Intervention de Guy Fischer

Réunion du 23 octobre 2008 à 9h30
Revenu de solidarité active — Article 2

Photo de Guy FischerGuy Fischer :

Madame la présidente, monsieur le haut-commissaire, mes chers collègues, l’article 2, pierre angulaire du projet de loi, prévoit le remplacement de l’API et du RMI par le RSA et détaille les modalités de sa mise en œuvre. Il s’appuie sur la proposition de loi déposée par notre collègue Michel Mercier.

Cet article très long détaille les principales dispositions relatives au RSA et affiche l’objectif de « faire des revenus du travail le socle des ressources des individus ». Qui ne souscrirait pas à une telle mesure ?

Mais, à y regarder de plus près, on s’aperçoit que les conséquences, tant pour ces « allocataires-salariés » que pour le marché du travail, seront lourdes.

Je m’attacherai d’abord aux conséquences pour les futurs allocataires salariés, présentés implicitement – nous l’avons souvent entendu dans cet hémicycle ! – comme des profiteurs du système. Les bénéficiaires du RMI « profitent » de quelque 440 euros par mois, alors qu’il s’agit pour nombre d’entre eux de survivre, tandis que les quelques familles les plus riches voient leurs revenus exploser et ne profiteraient pas du système !

Dans la droite ligne des textes qui nous ont été soumis ces derniers mois, notamment celui du projet de loi instaurant la notion d’« offre raisonnable d’emploi », il s’agit implicitement d’accuser les salariés privés d’emploi d’être des « chômeurs volontaires », pour lesquels il faudrait multiplier les contrôles et les pressions, afin qu’ils acceptent n’importe quel travail.

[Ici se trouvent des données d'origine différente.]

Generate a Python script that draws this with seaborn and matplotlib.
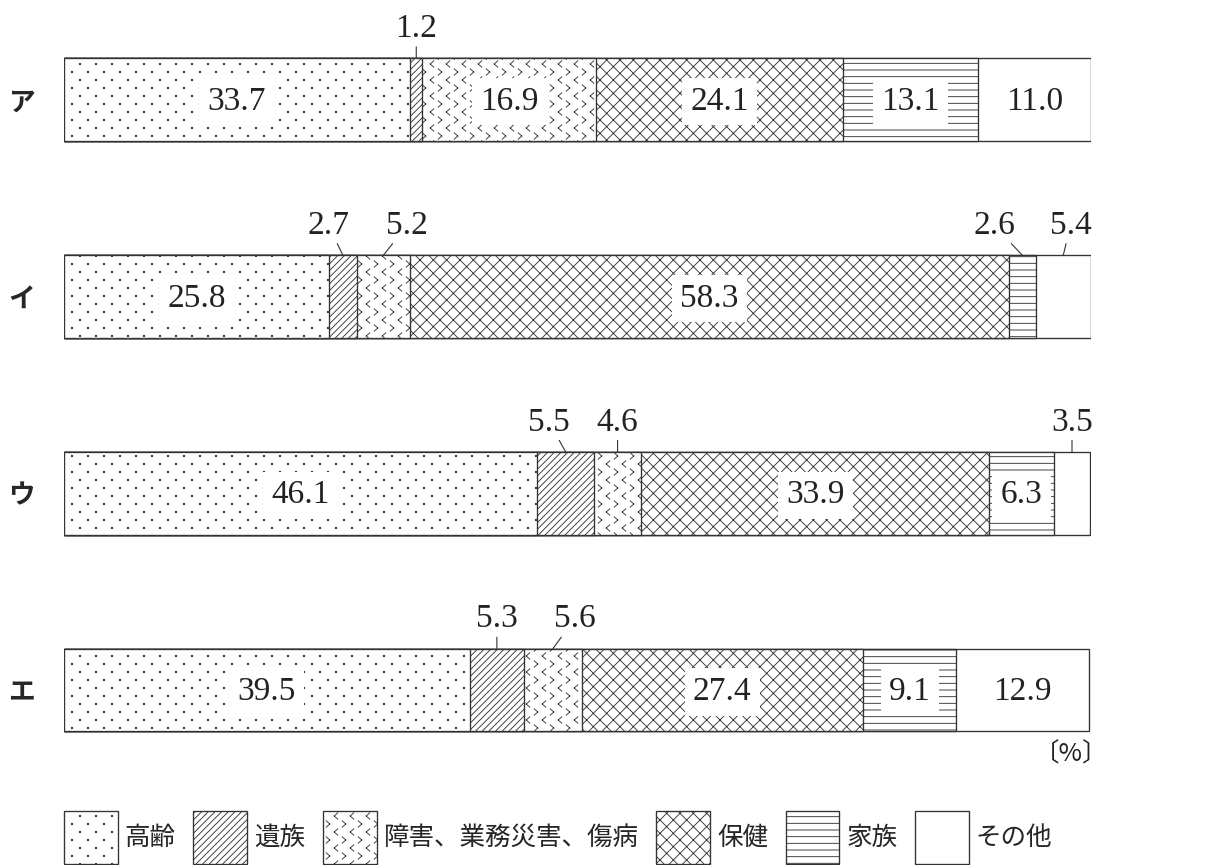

Ce texte sonne également comme la condamnation des « assistés », accusés d’être des « parasites » vivant aux crochets de « la France qui se lève tôt » ! Ainsi, alors que le RMI est un dispositif dont l’objectif est d’accompagner financièrement un retour à l’emploi, le RSA est censé soutenir durablement un revenu d’activité faible, quand bien même celui-ci ne permettrait pas à ses « bénéficiaires » de vivre dignement.

Le RSA se réduit-il à n’être que la mise en œuvre de l’obligation absolue de travailler à n’importe quel prix, pour être socialement respectable, et ce au détriment de la dignité humaine ?

Nous l’affirmons solennellement, ce dispositif sera également lourd de conséquences pour le marché du travail, car il contribue à transformer la norme de l’emploi. En effet, contrairement au mécanisme d’intéressement du RMI, qui est transitoire, celui du RSA est pérenne ! Ainsi, en agissant comme une subvention permanente aux très bas salaires, c’est-à-dire, pour l’essentiel, au temps partiel contraint, de fait massivement réservé aux femmes, il institutionnalise la précarité.

L’absence d’obligations pour les employeurs dans ce dispositif va renforcer cette tendance. Les retours des expérimentations ne nous trompent pas. Certes, comme l’indique l’exposé des motifs, et comme s’est plu à nous le rappeler M. le haut-commissaire, « près d’une année d’expérimentation apporte des informations positives avec des taux d’emploi supérieurs de 30 % en moyenne à ceux que l’on constate dans les zones témoins ». Mais de quels emplois s’agit-il ? D’un emploi à durée indéterminé fermement encadré par le droit du travail et couvert par la protection sociale ? Pas du tout ! Selon le rapport d’étape du comité d’évaluation des expérimentations de septembre 2008, il s’agit, pour environ un tiers, de contrats aidés et, pour un quart, de CDD de moins de six mois ou d’intérim.

Au final, l’idéologie libérale qui imprègne ce texte, en rabaissant le seuil d’exigence qui commande l’accès au travail et en faisant du travail précaire la nouvelle norme de l’emploi, conduira peut-être l’économie à la pleine activité, mais certainement pas au plein emploi. La différence est majeure ! Quand la première permet aux individus d’être autonomes économiquement et socialement et de vivre dignement, le second relègue l’individu au nouveau statut de « travailleur pauvre », qui s’installe pas à pas dans notre paysage social.